Re: [livecode] Fwd: IEEE1588 patent encumbered -- project needs different leader

From: Kassen <signal.automatique_at_gmail.com>
Date: Fri, 22 Jan 2010 15:53:51 +0100

Alex;

Well if a free software ecosystem gives maintainers the responsibility
> to accept patches, without fragmenting the development effort, then it
> seems to me that with GPLd ChucK you don't have that right. If you
> take the FSF definition of free (a big if, admittedly), partially
> encoded in the GPLv3 (rather than the definition behind e.g. the BSD
> license) , then I don't think you can call ChucK a free software
> ecosystem if it also engages with the iphone.
>
>
Well, I was assuming that none of the bits that got ported to become ChiP
were patches by people who aren't also in Smule. That seems like a fairly
safe assumption if you compare the list of ChucK authors to Smule employees.
I have no proof for this but am assuming good intentions and my contacts
with the people involved make me believe that good intentions are a safe
assumption as well :-). As I read things the worst that could happen would
be that Smule would violate the GPLv2 if third party patches would have
gotten into ChiP somehow. As unpleasant as that might be I don't see how
that would affect the ChucK source which I still have right here which is
still under the GPLv2. The GPL allows me to do things to and with it, I
don't see how it prevents Ge, Perry, Spencer, etc from also doing other
things with it seeing as how the GPLv2 doesn't imply they are waving the
copyrights that they hold. I still fail to see the problem though admittedly
some trust is involved.

compare;
http://www.smule.com/about
http://chuck.cs.princeton.edu/doc/authors.html

We could fork it, in a way I already did as I'm running a slightly
customised version using a fix to a UGen by Tom but I don't see how that
would prevent a hypothetical Smule made up of sneaky bastards from putting
that fork on the iPhone too. If you would be such a sneaky person you could
do such things, some parties have been known to. That's something I
associate with a certain Redmond company though, not with Toplap members.

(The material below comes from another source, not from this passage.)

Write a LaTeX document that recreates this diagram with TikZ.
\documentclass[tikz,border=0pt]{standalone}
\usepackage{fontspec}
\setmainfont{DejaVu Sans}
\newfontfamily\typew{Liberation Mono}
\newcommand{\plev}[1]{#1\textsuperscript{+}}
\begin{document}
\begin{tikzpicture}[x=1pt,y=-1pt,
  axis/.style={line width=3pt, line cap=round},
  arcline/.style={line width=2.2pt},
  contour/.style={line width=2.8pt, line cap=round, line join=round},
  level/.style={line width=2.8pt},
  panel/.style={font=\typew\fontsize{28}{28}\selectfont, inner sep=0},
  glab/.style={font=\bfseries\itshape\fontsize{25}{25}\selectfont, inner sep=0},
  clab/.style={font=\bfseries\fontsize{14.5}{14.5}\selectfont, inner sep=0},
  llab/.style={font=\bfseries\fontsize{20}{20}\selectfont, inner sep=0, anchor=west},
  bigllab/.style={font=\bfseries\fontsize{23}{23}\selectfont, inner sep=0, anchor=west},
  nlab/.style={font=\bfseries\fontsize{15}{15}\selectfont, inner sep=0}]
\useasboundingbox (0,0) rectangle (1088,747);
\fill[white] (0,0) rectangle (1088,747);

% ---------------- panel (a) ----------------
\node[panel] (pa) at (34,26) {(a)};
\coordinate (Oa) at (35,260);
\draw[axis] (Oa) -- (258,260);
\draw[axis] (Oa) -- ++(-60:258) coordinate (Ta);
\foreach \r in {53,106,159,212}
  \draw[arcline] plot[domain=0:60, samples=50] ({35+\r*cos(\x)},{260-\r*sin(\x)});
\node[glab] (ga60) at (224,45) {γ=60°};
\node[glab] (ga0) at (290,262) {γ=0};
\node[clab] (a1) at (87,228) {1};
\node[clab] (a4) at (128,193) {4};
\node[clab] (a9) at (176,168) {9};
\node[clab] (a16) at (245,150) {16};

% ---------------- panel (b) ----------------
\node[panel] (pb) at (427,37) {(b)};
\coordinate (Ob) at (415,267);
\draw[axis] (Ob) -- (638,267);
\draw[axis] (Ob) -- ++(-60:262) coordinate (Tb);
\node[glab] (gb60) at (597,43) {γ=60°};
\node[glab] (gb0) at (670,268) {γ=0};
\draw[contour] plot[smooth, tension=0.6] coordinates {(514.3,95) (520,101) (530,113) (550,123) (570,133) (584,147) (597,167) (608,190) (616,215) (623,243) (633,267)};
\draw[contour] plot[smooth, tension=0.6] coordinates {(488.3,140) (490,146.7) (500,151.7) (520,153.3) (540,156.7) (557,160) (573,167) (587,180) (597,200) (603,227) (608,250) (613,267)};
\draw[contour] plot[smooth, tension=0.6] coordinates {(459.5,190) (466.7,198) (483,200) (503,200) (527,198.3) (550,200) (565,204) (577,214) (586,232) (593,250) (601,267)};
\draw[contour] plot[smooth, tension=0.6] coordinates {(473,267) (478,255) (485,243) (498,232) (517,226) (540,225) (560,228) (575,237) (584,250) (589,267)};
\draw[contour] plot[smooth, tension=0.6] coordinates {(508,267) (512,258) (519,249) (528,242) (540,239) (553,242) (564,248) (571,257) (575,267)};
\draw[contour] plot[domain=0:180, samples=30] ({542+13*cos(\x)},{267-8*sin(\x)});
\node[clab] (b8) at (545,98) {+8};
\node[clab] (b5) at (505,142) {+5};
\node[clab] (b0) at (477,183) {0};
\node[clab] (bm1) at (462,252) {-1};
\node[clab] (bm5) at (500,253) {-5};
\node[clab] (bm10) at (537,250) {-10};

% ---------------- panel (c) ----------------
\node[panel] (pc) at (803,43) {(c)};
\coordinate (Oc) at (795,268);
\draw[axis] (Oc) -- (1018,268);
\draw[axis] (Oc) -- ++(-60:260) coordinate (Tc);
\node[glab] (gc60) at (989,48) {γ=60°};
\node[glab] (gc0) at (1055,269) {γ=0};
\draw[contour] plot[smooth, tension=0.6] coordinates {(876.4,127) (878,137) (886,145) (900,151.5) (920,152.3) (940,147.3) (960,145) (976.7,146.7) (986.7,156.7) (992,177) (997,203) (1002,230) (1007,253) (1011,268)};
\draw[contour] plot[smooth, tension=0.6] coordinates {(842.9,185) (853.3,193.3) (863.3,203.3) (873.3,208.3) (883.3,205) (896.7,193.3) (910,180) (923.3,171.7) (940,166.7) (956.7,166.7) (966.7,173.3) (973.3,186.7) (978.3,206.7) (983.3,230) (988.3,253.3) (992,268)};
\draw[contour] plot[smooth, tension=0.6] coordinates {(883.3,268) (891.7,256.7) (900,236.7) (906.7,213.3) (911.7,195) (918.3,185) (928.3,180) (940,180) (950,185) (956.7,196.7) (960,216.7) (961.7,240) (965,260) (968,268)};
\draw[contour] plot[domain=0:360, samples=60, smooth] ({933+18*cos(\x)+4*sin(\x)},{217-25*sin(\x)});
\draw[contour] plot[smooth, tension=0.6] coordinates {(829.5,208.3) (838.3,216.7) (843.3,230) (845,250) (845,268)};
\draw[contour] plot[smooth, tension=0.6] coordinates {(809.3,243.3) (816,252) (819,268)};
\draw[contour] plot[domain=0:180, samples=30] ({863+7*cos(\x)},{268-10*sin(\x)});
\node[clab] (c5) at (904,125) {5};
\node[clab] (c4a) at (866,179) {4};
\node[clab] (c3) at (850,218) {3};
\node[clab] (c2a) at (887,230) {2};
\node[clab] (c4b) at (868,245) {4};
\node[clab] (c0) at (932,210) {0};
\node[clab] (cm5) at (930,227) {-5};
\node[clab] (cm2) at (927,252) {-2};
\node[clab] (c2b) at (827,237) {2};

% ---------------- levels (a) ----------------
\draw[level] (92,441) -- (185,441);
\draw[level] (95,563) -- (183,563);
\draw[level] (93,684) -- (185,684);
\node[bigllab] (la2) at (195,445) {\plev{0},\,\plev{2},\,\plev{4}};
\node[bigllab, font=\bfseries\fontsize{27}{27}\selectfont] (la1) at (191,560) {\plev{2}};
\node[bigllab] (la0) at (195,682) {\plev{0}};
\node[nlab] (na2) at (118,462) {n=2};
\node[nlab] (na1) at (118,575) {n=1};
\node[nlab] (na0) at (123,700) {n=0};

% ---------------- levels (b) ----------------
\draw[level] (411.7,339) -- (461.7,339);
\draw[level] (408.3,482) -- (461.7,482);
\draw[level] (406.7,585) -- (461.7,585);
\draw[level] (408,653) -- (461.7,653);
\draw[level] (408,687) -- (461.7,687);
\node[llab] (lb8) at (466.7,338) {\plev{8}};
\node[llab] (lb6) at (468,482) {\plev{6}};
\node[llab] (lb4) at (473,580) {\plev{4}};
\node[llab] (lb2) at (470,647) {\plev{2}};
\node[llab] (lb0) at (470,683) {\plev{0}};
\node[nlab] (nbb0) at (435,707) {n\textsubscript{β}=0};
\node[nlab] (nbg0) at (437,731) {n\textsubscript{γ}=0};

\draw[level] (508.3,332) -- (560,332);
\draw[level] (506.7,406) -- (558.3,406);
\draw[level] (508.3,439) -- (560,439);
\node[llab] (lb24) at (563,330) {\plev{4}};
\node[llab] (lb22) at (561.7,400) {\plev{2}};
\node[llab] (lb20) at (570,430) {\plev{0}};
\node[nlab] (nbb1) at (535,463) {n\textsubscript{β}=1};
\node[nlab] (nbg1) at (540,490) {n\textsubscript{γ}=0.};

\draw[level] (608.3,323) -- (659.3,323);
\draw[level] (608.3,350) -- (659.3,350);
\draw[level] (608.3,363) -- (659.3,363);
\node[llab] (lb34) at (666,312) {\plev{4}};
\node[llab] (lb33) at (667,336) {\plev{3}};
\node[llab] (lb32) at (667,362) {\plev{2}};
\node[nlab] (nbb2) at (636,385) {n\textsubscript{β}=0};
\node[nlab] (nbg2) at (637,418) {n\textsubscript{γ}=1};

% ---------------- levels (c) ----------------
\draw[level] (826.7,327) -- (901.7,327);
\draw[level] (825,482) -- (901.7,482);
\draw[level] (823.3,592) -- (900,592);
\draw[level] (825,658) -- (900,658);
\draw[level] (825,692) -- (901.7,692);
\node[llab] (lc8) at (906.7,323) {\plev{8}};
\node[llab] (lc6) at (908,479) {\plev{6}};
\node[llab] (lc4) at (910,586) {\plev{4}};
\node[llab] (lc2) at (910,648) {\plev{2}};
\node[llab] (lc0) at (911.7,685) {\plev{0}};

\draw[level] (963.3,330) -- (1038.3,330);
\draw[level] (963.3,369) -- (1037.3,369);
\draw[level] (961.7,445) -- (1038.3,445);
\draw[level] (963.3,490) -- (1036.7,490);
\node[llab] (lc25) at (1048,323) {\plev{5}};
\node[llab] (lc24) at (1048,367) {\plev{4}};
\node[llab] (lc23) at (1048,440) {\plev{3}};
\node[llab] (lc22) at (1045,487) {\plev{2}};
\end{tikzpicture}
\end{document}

If you would indeed demand that patches get accepted then you could call
ChucK non-free because it's often not all that easy to get patches in. That
would be a bit pedantic, I feel, because the chief issue there seems to be a
infrastructural mess and overworked devs, not a literal reluctance to accept
patches as such; we could use some (
http://wiki.cs.princeton.edu/index.php/ChucK/Bugs/Release ). It should be
noted that where ChucK borrows code (for example from the STK or from SC)
that is noted quite clearly in the source.

Maybe I misunderstand the exact issue that you are pointing out. If so you
may need to clarify it and we may need to get some real comments form the
people involved. For me the fragment of the list-post I quoted in my last
mail is good enough but it may not address your problem.

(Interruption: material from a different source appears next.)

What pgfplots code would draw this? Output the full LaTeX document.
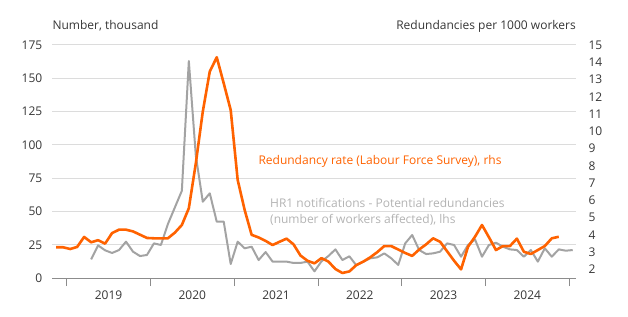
\documentclass[border=0pt]{standalone}
\usepackage{fontspec}
\setmainfont{Open Sans}
\usepackage{pgfplots}
\usepackage{pgfplotstable}
\pgfplotsset{compat=1.18}
\definecolor{ingorange}{HTML}{FF6200}
\definecolor{linegray}{HTML}{A3A3A3}
\definecolor{labgray}{HTML}{B3B3B3}
\definecolor{gridgray}{HTML}{DCDCDC}
\definecolor{axisgray}{HTML}{8C8C8C}
\definecolor{txt}{HTML}{363636}

\pgfplotstableread{
x y
-1.5 3.28
-0.5 3.28
0.5 3.18
1.5 3.30
2.5 3.88
3.5 3.57
4.5 3.69
5.5 3.49
6.5 4.10
7.5 4.30
8.5 4.30
9.5 4.20
10.5 4.01
11.5 3.82
12.5 3.80
13.5 3.80
14.5 3.80
15.5 4.13
16.5 4.57
17.5 5.54
18.5 8.14
19.5 11.14
20.5 13.46
21.5 14.29
22.5 12.78
23.5 11.23
24.5 7.18
25.5 5.44
26.5 4.0
27.5 3.85
28.5 3.65
29.5 3.41
30.5 3.6
31.5 3.78
32.5 3.45
33.5 2.8
34.5 2.5
35.5 2.35
36.5 2.65
37.5 2.45
38.5 2.02
39.5 1.79
40.5 1.88
41.5 2.25
42.5 2.45
43.5 2.7
44.5 3.0
45.5 3.35
46.5 3.35
47.5 3.15
48.5 2.95
49.5 2.78
50.5 3.15
51.5 3.45
52.5 3.8
53.5 3.6
54.5 3.05
55.5 2.5
56.5 2.0
57.5 3.31
58.5 3.89
59.5 4.57
60.5 3.86
61.5 3.12
62.5 3.35
63.5 3.35
64.5 3.78
65.5 3.02
66.5 2.89
67.5 3.12
68.5 3.35
69.5 3.8
70.5 3.89
}\rate

\pgfplotstableread{
x y
3.5 14
4.5 24.5
5.5 20.8
6.5 18.8
7.5 21
8.5 27.3
9.5 19.8
10.5 16.5
11.5 17.3
12.5 26
13.5 24.8
14.5 40.5
15.5 53
16.5 65.5
17.5 163
18.5 92
19.5 57.3
20.5 63.6
21.5 42.3
22.5 42.3
23.5 10.5
24.5 27.3
25.5 22.3
26.5 23.5
27.5 13.5
28.5 19.5
29.5 12.3
30.5 12.3
31.5 12.3
32.5 11.3
33.5 11.3
34.5 12.3
35.5 5
36.5 12.5
37.5 16.5
38.5 21.5
39.5 13.5
40.5 16.3
41.5 9.5
42.5 12.3
43.5 14.8
44.5 15.5
45.5 18.5
46.5 14.8
47.5 9.8
48.5 26
49.5 32.3
50.5 21
51.5 18
52.5 18.5
53.5 19.8
54.5 26
55.5 24.8
56.5 16
57.5 24.8
58.5 29
59.5 16
60.5 24.8
61.5 26.5
62.5 23.5
63.5 21.5
64.5 21
65.5 16
66.5 21
67.5 12.3
68.5 22.3
69.5 16
70.5 21.5
71.5 20.5
72.5 21
}\hrone

\begin{document}
\begin{tikzpicture}[x=1pt,y=1pt]
\useasboundingbox (0,0) rectangle (628,316);
\pgfplotsset{every axis/.append style={
  scale only axis, width=523.7pt, height=233pt,
  at={(52.3pt,38pt)}, anchor=south west,
  xmin=-2.06, xmax=72.97,
  font=\fontsize{12}{14}\selectfont,
  /pgf/number format/assume math mode=true,
  tick label style={text=txt},
}}
\begin{axis}[
  ymin=0, ymax=175, ytick={0,25,...,175},
  axis x line*=bottom, axis y line*=left,
  y axis line style={draw=none},
  x axis line style={axisgray, line width=1pt, -},
  ymajorgrids, grid style={gridgray, line width=1pt},
  xtick={0,12,...,72},
  xticklabels={2019,2020,2021,2022,2023,2024},
  x tick label as interval,
  tick align=outside,
  major tick length=8pt,
  xtick style={axisgray, line width=0.8pt},
  ytick style={draw=none},
  xticklabel style={yshift=-1.5pt},
  yticklabel style={xshift=1.5pt},
]
\addplot[linegray, line width=2pt, line join=round] table[x=x,y=y] {\hrone};
\end{axis}
\begin{axis}[
  ymin=1.5, ymax=15, ytick={2,...,15},
  axis y line*=right, axis x line=none,
  y axis line style={draw=none},
  ytick style={draw=none},
  yticklabel style={anchor=west, xshift=9pt},
]
\addplot[ingorange, line width=2.6pt, line join=round] table[x=x,y=y] {\rate};
\end{axis}
\begin{scope}[every node/.style={inner sep=0pt, font=\fontsize{12}{14}\selectfont}]
\node[anchor=west, text=ingorange] at (258.3,154.3) {Redundancy rate (Labour Force Survey), rhs};
\node[anchor=west, text=labgray] at (270,112.7) {HR1 notifications - Potential redundancies};
\node[anchor=west, text=labgray] at (270,96) {(number of workers affected), lhs};
\node[anchor=west, text=txt] at (52.3,290) {Number, thousand};
\node[anchor=east, text=txt] at (576,290) {Redundancies per 1000 workers};
\end{scope}
\end{tikzpicture}
\end{document}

> On the subject of fork vs spork -- I think supercollider allows
> similar sample accurate concurrency but I don't know of any others.
> Did I already link to this paper?
> http://lambda-the-ultimate.org/node/3332
>
>
I believe SC uses a client-server model between the server and the language
and this uses a network connection (most likely to local host). Network
messages aren't realtime in the strict formal sense. They aren't guaranteed
to arrive in order, in time or even at all, as I understand things. Of
course they will, most of the time, but that's a real difference.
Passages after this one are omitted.